EXCLUSIVE: State Department sends security teams to Sochi
The State Department this week is sending a group of diplomatic security agents to Russia to help bolster the security of American citizens and respond to any potential security incidents during the upcoming Olympic Games, FedScoop has learned.
A State Department official confirmed to FedScoop that Russian authorities will be responsible for overall security for the Olympic Games, which begin Feb. 7 in the town of Sochi along the Black Sea coast about 800 miles south of Moscow.
Although the official would not comment on how many agents would be involved, a source with first-hand knowledge of the effort estimated as many as 350 agents, intelligence analysts and support staff would begin leaving for Sochi this week.
“We will send diplomatic security agents to liaise with host nation security and law-enforcement officials,” the State Department official said. “This is standard operating procedure for large events, such as the Olympic Games in Sochi, where thousands of U.S. citizens, athletes from Team USA, American corporate sponsors and members of the U.S. media are present for an extended period of time.”
The official confirmed the State Department’s Bureau of Diplomatic Security has the security lead for the United States during the games.
In addition to a coordination and liaison function, the diplomatic security teams would likely also train Russian security forces in security response procedures, according to the source.
During the 2012 Summer Olympics in London, the State Department deployed a six-person team from its Office of Intelligence and Threat Analysis to work with a U.S.-led multiagency Joint Operations Center to protect Americans during the games.

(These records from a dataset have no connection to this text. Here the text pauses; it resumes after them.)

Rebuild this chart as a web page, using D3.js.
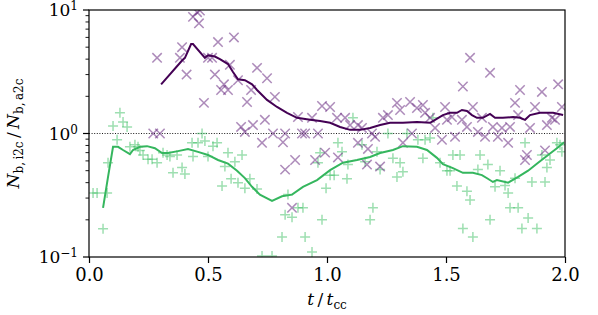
<!DOCTYPE html>
<html>
<head>
<meta charset="utf-8">
<script src="https://d3js.org/d3.v7.min.js"></script>
<style>
  body { margin: 0; background: #fff; }
  svg { display: block; font-family: "DejaVu Serif", serif; }
</style>
</head>
<body>
<div id="chart"></div>
<script>
// time in units of t_cc, ratio N_b,i2c / N_b,a2c
const purpleScatter = [
  [0.454, 9.6], [0.437, 8.8], [0.462, 7.8], [0.466, 9.9], [0.286, 4.1], [0.391, 5.0], [0.382, 4.1],
  [0.41, 3.0], [0.542, 5.5], [0.609, 6.0], [0.50, 4.1], [0.517, 4.1], [0.529, 3.0], [0.567, 2.5],
  [0.555, 2.25], [0.584, 2.25], [0.592, 3.6], [0.483, 1.77], [0.626, 2.7], [0.664, 1.8], [0.681, 2.25],
  [0.706, 3.4], [0.748, 2.8], [0.781, 1.98], [0.639, 1.13], [0.655, 1.03], [0.689, 1.17], [0.739, 1.29],
  [0.27, 1.0], [0.298, 1.0], [0.727, 0.84], [0.773, 1.0], [0.824, 1.0], [0.815, 0.85], [0.824, 0.51],
  [0.866, 0.61], [0.853, 0.25], [0.878, 1.36], [0.937, 1.34], [0.979, 1.67], [1.013, 1.64], [1.042, 1.34],
  [1.076, 1.34], [1.097, 1.17], [1.13, 1.17], [1.147, 1.11], [0.895, 1.0], [0.908, 1.0], [0.962, 1.0],
  [0.992, 0.70], [1.046, 0.64], [1.13, 0.84], [1.189, 1.0], [1.202, 0.94], [1.235, 1.34], [1.256, 1.41],
  [1.294, 1.77], [1.307, 1.55], [1.349, 1.80], [1.378, 1.61], [1.403, 1.70], [1.433, 1.34], [1.454, 1.11],
  [1.483, 0.89], [1.496, 1.64], [1.525, 1.36], [1.538, 0.94], [1.567, 1.29], [1.571, 2.4], [1.601, 4.1],
  [1.613, 1.64], [1.588, 1.13], [1.634, 1.03], [1.651, 1.34], [1.664, 0.94], [1.685, 3.1], [1.697, 1.13],
  [1.718, 0.94], [1.735, 1.11], [1.761, 0.84], [1.769, 1.13], [1.79, 1.77], [1.811, 2.25], [1.803, 1.41],
  [1.853, 1.11], [1.874, 1.64], [1.903, 2.17], [1.924, 1.17], [1.945, 1.34], [1.971, 2.5], [1.987, 1.64],
  [0.95, 0.61], [1.168, 0.56], [1.223, 0.54], [1.172, 0.75], [1.319, 0.84], [1.357, 1.0], [1.412, 1.47],
  [1.504, 1.29], [1.832, 0.61], [1.84, 0.67], [1.916, 0.73], [1.958, 1.29]
];

const purpleLine = [
  [0.303, 2.5], [0.391, 3.9], [0.403, 4.1], [0.429, 5.3], [0.437, 5.3], [0.487, 4.1], [0.50, 4.3],
  [0.529, 4.2], [0.55, 4.0], [0.584, 3.65], [0.605, 3.15], [0.626, 2.75], [0.655, 2.7], [0.685, 2.5],
  [0.706, 2.25], [0.748, 1.87], [0.79, 1.64], [0.832, 1.47], [0.874, 1.34], [0.929, 1.29], [0.971, 1.26],
  [1.013, 1.22], [1.055, 1.13], [1.097, 1.07], [1.139, 1.07], [1.181, 1.11], [1.223, 1.17], [1.265, 1.22],
  [1.319, 1.22], [1.378, 1.24], [1.433, 1.22], [1.454, 1.29], [1.487, 1.41], [1.517, 1.47], [1.546, 1.47],
  [1.567, 1.55], [1.588, 1.52], [1.609, 1.41], [1.63, 1.34], [1.655, 1.34], [1.685, 1.44], [1.706, 1.34],
  [1.739, 1.34], [1.782, 1.36], [1.811, 1.34], [1.832, 1.29], [1.853, 1.41], [1.895, 1.47], [1.95, 1.47],
  [1.992, 1.41]
];

const greenScatter = [
  [0.017, 0.33], [0.034, 0.33], [0.059, 0.169], [0.076, 0.33], [0.08, 0.58], [0.101, 1.15], [0.118, 0.89],
  [0.13, 1.47], [0.143, 1.24], [0.16, 1.13], [0.172, 0.78], [0.193, 0.81], [0.206, 0.78], [0.214, 0.73],
  [0.227, 0.67], [0.248, 0.62], [0.265, 0.62], [0.286, 0.58], [0.311, 0.70], [0.328, 0.67], [0.34, 0.65],
  [0.353, 0.48], [0.37, 0.67], [0.391, 0.53], [0.403, 0.47], [0.433, 0.84], [0.437, 0.65], [0.458, 0.84],
  [0.475, 1.0], [0.487, 0.87], [0.50, 0.65], [0.521, 0.79], [0.538, 0.84], [0.559, 0.376], [0.571, 0.54],
  [0.584, 0.70], [0.597, 0.43], [0.613, 0.59], [0.626, 0.40], [0.643, 0.67], [0.655, 0.36], [0.676, 0.43],
  [0.706, 0.355], [0.727, 0.102], [0.769, 0.102], [0.811, 0.145], [0.824, 0.22], [0.836, 0.32], [0.853, 0.21],
  [0.878, 0.25], [0.899, 0.25], [0.908, 0.145], [0.937, 0.11], [0.979, 0.20], [0.962, 0.58], [0.971, 0.70],
  [0.996, 0.36], [1.013, 0.46], [1.03, 0.46], [1.046, 0.84], [1.063, 0.71], [1.084, 0.43], [1.088, 0.56],
  [1.109, 1.34], [1.147, 0.81], [1.16, 0.59], [1.181, 0.20], [1.193, 0.25], [1.21, 0.71], [1.223, 0.51],
  [1.256, 1.0], [1.277, 0.63], [1.294, 0.445], [1.307, 0.58], [1.319, 0.49], [1.336, 1.0], [1.382, 0.89],
  [1.412, 0.89], [1.433, 0.92], [1.403, 0.63], [1.445, 1.34], [1.475, 0.58], [1.504, 0.50], [1.517, 0.50],
  [1.529, 0.67], [1.559, 0.67], [1.546, 0.376], [1.588, 0.34], [1.601, 0.29], [1.571, 0.17], [1.613, 0.145],
  [1.643, 0.67], [1.676, 0.56], [1.634, 0.51], [1.685, 0.20], [1.706, 0.37], [1.727, 0.50], [1.748, 0.38],
  [1.761, 0.33], [1.769, 0.25], [1.803, 0.25], [1.79, 0.435], [1.832, 0.84], [1.819, 0.17], [1.845, 0.207],
  [1.861, 0.405], [1.882, 0.17], [1.903, 0.67], [1.916, 0.405], [1.924, 0.53], [1.937, 0.61], [1.966, 0.84],
  [1.987, 0.71], [1.979, 0.81]
];

const greenLine = [
  [0.059, 0.25], [0.08, 0.445], [0.101, 0.78], [0.122, 0.78], [0.143, 0.735], [0.172, 0.68], [0.185, 0.735],
  [0.214, 0.78], [0.244, 0.79], [0.277, 0.76], [0.307, 0.695], [0.332, 0.695], [0.374, 0.72], [0.416, 0.75],
  [0.458, 0.71], [0.50, 0.67], [0.542, 0.61], [0.584, 0.57], [0.622, 0.50], [0.655, 0.435], [0.685, 0.37],
  [0.718, 0.32], [0.769, 0.285], [0.811, 0.31], [0.853, 0.32], [0.899, 0.37], [0.958, 0.42], [1.013, 0.505],
  [1.067, 0.58], [1.126, 0.61], [1.181, 0.645], [1.223, 0.695], [1.277, 0.735], [1.319, 0.79], [1.378, 0.78],
  [1.42, 0.735], [1.462, 0.635], [1.487, 0.565], [1.529, 0.525], [1.571, 0.48], [1.613, 0.48], [1.651, 0.46],
  [1.676, 0.43], [1.697, 0.405], [1.714, 0.42], [1.761, 0.40], [1.803, 0.445], [1.845, 0.50], [1.887, 0.58],
  [1.929, 0.67], [1.966, 0.76], [1.996, 0.85]
];

const xTicks = [0, 0.5, 1.0, 1.5, 2.0];
const yTicks = [0.1, 1, 10];
const yTickExp = ["\u22121", "0", "1"];

const width = 598, height = 315;
const margin = {top: 10, right: 33, bottom: 58, left: 89};

const svg = d3.select("#chart").append("svg")
    .attr("width", width)
    .attr("height", height);

const x = d3.scaleLinear().domain([0, 2]).range([margin.left, width - margin.right]);
const y = d3.scaleLog().domain([0.1, 10]).range([height - margin.bottom, margin.top]);

svg.append("clipPath").attr("id", "clip")
  .append("rect")
    .attr("x", margin.left).attr("y", margin.top)
    .attr("width", x(2) - x(0)).attr("height", y(0.1) - y(10));

const plot = svg.append("g").attr("clip-path", "url(#clip)");

// reference line at 1
plot.append("line")
    .attr("x1", x(0)).attr("x2", x(2))
    .attr("y1", y(1)).attr("y2", y(1))
    .attr("stroke", "#000")
    .attr("stroke-width", 0.9)
    .attr("stroke-dasharray", "1,1.6");

const s = 5;
// green plus markers
plot.append("g").selectAll("path")
  .data(greenScatter)
  .join("path")
    .attr("d", d => `M${x(d[0]) - s},${y(d[1])}h${2 * s}M${x(d[0])},${y(d[1]) - s}v${2 * s}`)
    .attr("stroke", "#3dbf63")
    .attr("stroke-opacity", 0.5)
    .attr("stroke-width", 1.5)
    .attr("fill", "none");

// purple x markers
const k = 4.7;
plot.append("g").selectAll("path")
  .data(purpleScatter)
  .join("path")
    .attr("d", d => `M${x(d[0]) - k},${y(d[1]) - k}l${2 * k},${2 * k}M${x(d[0]) - k},${y(d[1]) + k}l${2 * k},${-2 * k}`)
    .attr("stroke", "#6a2c82")
    .attr("stroke-opacity", 0.55)
    .attr("stroke-width", 1.5)
    .attr("fill", "none");

const line = d3.line().x(d => x(d[0])).y(d => y(d[1]));

plot.append("path")
    .datum(greenLine)
    .attr("d", line)
    .attr("fill", "none")
    .attr("stroke", "#35b65e")
    .attr("stroke-width", 2);

plot.append("path")
    .datum(purpleLine)
    .attr("d", line)
    .attr("fill", "none")
    .attr("stroke", "#440154")
    .attr("stroke-width", 2);

// axes
const xAxis = svg.append("g")
    .attr("transform", `translate(0,${y(0.1)})`)
    .call(d3.axisBottom(x).tickValues(xTicks).tickSize(6).tickPadding(5).tickFormat(d3.format(".1f")));
xAxis.select(".domain").remove();
xAxis.selectAll("line").attr("stroke-width", 1.2);
xAxis.selectAll("text").attr("font-size", 18).attr("fill", "#000")
    .attr("font-family", "DejaVu Serif");

const minorY = [];
[0.1, 1].forEach(dec => { for (let i = 2; i <= 9; i++) minorY.push(dec * i); });

const yAxis = svg.append("g").attr("transform", `translate(${x(0)},0)`);
yAxis.selectAll("line.minor")
  .data(minorY)
  .join("line")
    .attr("class", "minor")
    .attr("x1", 0).attr("x2", -3.5)
    .attr("y1", d => y(d)).attr("y2", d => y(d))
    .attr("stroke", "#000").attr("stroke-width", 0.9);
yAxis.selectAll("line.major")
  .data(yTicks)
  .join("line")
    .attr("class", "major")
    .attr("x1", 0).attr("x2", -6)
    .attr("y1", d => y(d)).attr("y2", d => y(d))
    .attr("stroke", "#000").attr("stroke-width", 1.2);

const ylab = yAxis.selectAll("text.tick")
  .data(yTicks)
  .join("text")
    .attr("class", "tick")
    .attr("x", -11)
    .attr("y", d => y(d) + 6)
    .attr("text-anchor", "end")
    .attr("font-size", 17)
    .attr("fill", "#000");
ylab.append("tspan").text("10");
ylab.append("tspan")
    .attr("dy", -6)
    .attr("font-size", 12)
    .text((d, i) => yTickExp[i]);

// frame
svg.append("rect")
    .attr("x", x(0)).attr("y", y(10))
    .attr("width", x(2) - x(0)).attr("height", y(0.1) - y(10))
    .attr("fill", "none")
    .attr("stroke", "#000")
    .attr("stroke-width", 1.2);

// x label
const xl = svg.append("text")
    .attr("x", (x(0) + x(2)) / 2)
    .attr("y", 305)
    .attr("text-anchor", "middle")
    .attr("font-size", 17)
    .attr("fill", "#000");
xl.append("tspan").attr("font-style", "italic").text("t");
xl.append("tspan").text("\u2009/\u2009");
xl.append("tspan").attr("font-style", "italic").text("t");
xl.append("tspan").attr("dy", 4).attr("font-size", 12).text("cc");

// y label
const yl = svg.append("text")
    .attr("transform", `translate(19,${(y(10) + y(0.1)) / 2}) rotate(-90)`)
    .attr("text-anchor", "middle")
    .attr("font-size", 17)
    .attr("fill", "#000");
yl.append("tspan").attr("font-style", "italic").text("N");
yl.append("tspan").attr("dy", 4).attr("font-size", 12).text("b,\u2009i2c");
yl.append("tspan").attr("dy", -4).text("\u2009/\u2009");
yl.append("tspan").attr("font-style", "italic").text("N");
yl.append("tspan").attr("dy", 4).attr("font-size", 12).text("b,\u2009a2c");
</script>
</body>
</html>
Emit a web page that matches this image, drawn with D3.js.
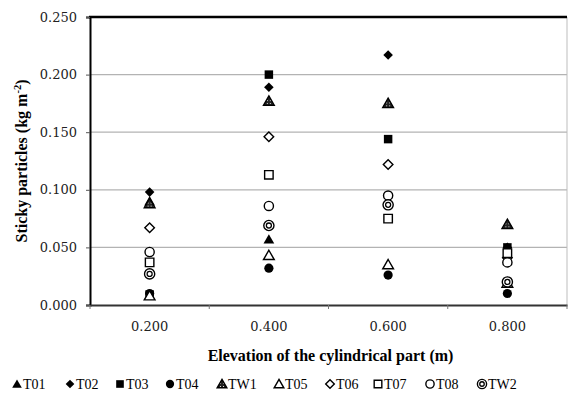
<!DOCTYPE html>
<html><head><meta charset="utf-8">
<script src="https://cdn.jsdelivr.net/npm/d3@7"></script>
<style>body{margin:0;background:#fff}svg{display:block}</style>
</head><body>
<svg id="c" width="568" height="402"></svg>
<script>
const categories = ["0.200","0.400","0.600","0.800"];
const yTicks = [0, 0.05, 0.10, 0.15, 0.20, 0.25];
const seriesNames = ["T01","T02","T03","T04","TW1","T05","T06","T07","T08","TW2"];
const T01 = [0.090, 0.057, 0.175, 0.070];
const T02 = [0.098, 0.189, 0.217, 0.050];
const T03 = [0.009, 0.200, 0.144, 0.050];
const T04 = [0.010, 0.032, 0.026, 0.010];
const TW1 = [0.088, 0.177, 0.175, 0.070];
const T05 = [0.008, 0.043, 0.035, 0.019];
const T06 = [0.067, 0.146, 0.122, 0.041];
const T07 = [0.037, 0.113, 0.075, 0.045];
const T08 = [0.046, 0.086, 0.095, 0.037];
const TW2 = [0.027, 0.069, 0.087, 0.020];
const seriesValues = [T01,T02,T03,T04,TW1,T05,T06,T07,T08,TW2];
const shapes = ["triF","diaF","sqF","cirF","triP","triO","diaO","sqO","cirO","dbl"];

const svg = d3.select("#c");
const L=90, R=567, T=17, B=305;
const x = d3.scaleBand().domain(categories).range([L,R]).padding(0);
const y = d3.scaleLinear().domain([0,0.25]).range([B,T]);

const defs = svg.append("defs");
const pat = defs.append("pattern").attr("id","dots").attr("width",3).attr("height",3).attr("patternUnits","userSpaceOnUse");
pat.append("rect").attr("width",3).attr("height",3).attr("fill","#222");
pat.append("rect").attr("x",1).attr("y",1).attr("width",1).attr("height",1).attr("fill","#ddd");

// gridlines
svg.append("g").selectAll("line").data(yTicks.filter(d=>d>0 && d<0.25)).join("line")
  .attr("x1",L).attr("x2",R).attr("y1",d=>y(d)).attr("y2",d=>y(d))
  .attr("stroke","#b3b3b3").attr("stroke-width",1.2);
// right border
svg.append("line").attr("x1",R).attr("x2",R).attr("y1",T).attr("y2",B).attr("stroke","#bdbdbd").attr("stroke-width",1);
// top border
svg.append("line").attr("x1",L-1).attr("x2",R).attr("y1",T).attr("y2",T).attr("stroke","#000").attr("stroke-width",2.5);

// y axis
const yAxis = svg.append("g").attr("transform",`translate(${L},0)`)
  .call(d3.axisLeft(y).tickValues(yTicks).tickFormat(d3.format(".3f")).tickSize(4).tickPadding(9));
yAxis.select(".domain").attr("stroke","#000").attr("stroke-width",2);
yAxis.selectAll(".tick line").attr("stroke","#555");
yAxis.selectAll("text").attr("font-family","DejaVu Serif").attr("font-size",13).attr("fill","#222");

// x axis
const xAxis = svg.append("g").attr("transform",`translate(0,${B})`)
  .call(d3.axisBottom(x).tickSize(0).tickPadding(17));
xAxis.select(".domain").attr("stroke","#333").attr("stroke-width",2);
xAxis.selectAll("text").attr("font-family","DejaVu Serif").attr("font-size",13).attr("fill","#222");
// boundary ticks
const bounds = categories.map(c=>x(c)).concat([R]);
svg.append("g").selectAll("line").data(bounds).join("line")
  .attr("x1",d=>d).attr("x2",d=>d).attr("y1",B).attr("y2",B+4).attr("stroke","#777");

// titles
svg.append("text").attr("x",(L+R)/2+2).attr("y",361).attr("text-anchor","middle")
  .attr("font-family","Liberation Serif").attr("font-weight","bold").attr("font-size",16)
  .text("Elevation of the cylindrical part (m)");
const yt = svg.append("text").attr("transform","translate(27,161) rotate(-90)").attr("text-anchor","middle")
  .attr("font-family","Liberation Serif").attr("font-weight","bold").attr("font-size",16);
yt.append("tspan").text("Sticky particles (kg m");
yt.append("tspan").attr("dy",-6).attr("font-size",10.5).text("-2");
yt.append("tspan").attr("dy",6).text(")");

function drawMarker(g, shape, s){
  const k = s;
  if(shape.startsWith("tri")){
    const p = d3.symbol(d3.symbolTriangle, 50*k*k)();
    const e = g.append("path").attr("d",p).attr("transform","translate(0,1)");
    if(shape==="triF") e.attr("fill","#000");
    else if(shape==="triP") e.attr("fill","url(#dots)").attr("stroke","#000").attr("stroke-width",1.4);
    else e.attr("fill","#fff").attr("stroke","#000").attr("stroke-width",1.4);
  } else if(shape.startsWith("dia")){
    const p = d3.symbol(d3.symbolSquare, 46*k*k)();
    const e = g.append("path").attr("d",p).attr("transform","rotate(45)");
    if(shape==="diaF") e.attr("fill","#000");
    else e.attr("fill","#fff").attr("stroke","#000").attr("stroke-width",1.4);
  } else if(shape.startsWith("sq")){
    const p = d3.symbol(d3.symbolSquare, 72*k*k)();
    const e = g.append("path").attr("d",p);
    if(shape==="sqF") e.attr("fill","#000");
    else e.attr("fill","#fff").attr("stroke","#000").attr("stroke-width",1.4);
  } else if(shape.startsWith("cir")){
    const e = g.append("circle").attr("r",4.6*k);
    if(shape==="cirF") e.attr("fill","#000");
    else e.attr("fill","#fff").attr("stroke","#000").attr("stroke-width",1.4);
  } else {
    g.append("circle").attr("r",5.1*k).attr("fill","#fff").attr("stroke","#000").attr("stroke-width",1.4);
    g.append("circle").attr("r",2.5*k).attr("fill","#fff").attr("stroke","#000").attr("stroke-width",1.3);
  }
}

// points
const plot = svg.append("g");
seriesNames.forEach((name,i)=>{
  seriesValues[i].forEach((v,j)=>{
    const g = plot.append("g").attr("transform",`translate(${x(categories[j])+x.bandwidth()/2},${y(v)})`);
    drawMarker(g, shapes[i], 1);
  });
});

// legend
const legX = [17,70,120,170,222,279,330,378,430,482];
const leg = svg.append("g");
seriesNames.forEach((name,i)=>{
  const g = leg.append("g").attr("transform",`translate(${legX[i]},384)`);
  drawMarker(g.append("g"), shapes[i], 0.9);
  g.append("text").attr("x",6).attr("y",5).attr("font-family","Liberation Serif").attr("font-size",14)
    .attr("fill","#000").text(name);
});
</script>
</body></html>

It also deployed three Olympic security coordinators and more than 75 agents to serve at 32 Olympic venues.
A State Department official said the Office of Diplomatic Security has a formal memorandum of understanding with the U.S. Olympic Committee that facilitates the cooperation between U.S. security personnel and host-nation law enforcement agencies.
“With host nation approval, we deploy field liaison officers at designated venues to liaise with the venue security and Team USA,” the official said.
Meanwhile, the State Department on Jan. 10 issued a travel warning for Americans planning to attend the Olympic Games because of the potential for terrorist activity in the region. The Caucasus Emirate, a group designated by the State Department as a foreign terrorist organization, has publicly called for attacks on the Olympics.
Although officials have said there are no specific threats to the games or to U.S. citizens, the travel warning noted that terrorists in the region have been responsible for large-scale attacks on a ski resort, a metro system, a high-speed rail, an airport and a theater.
The FBI has also announced it is sending several dozen agents to Russia to help coordinate security and response efforts.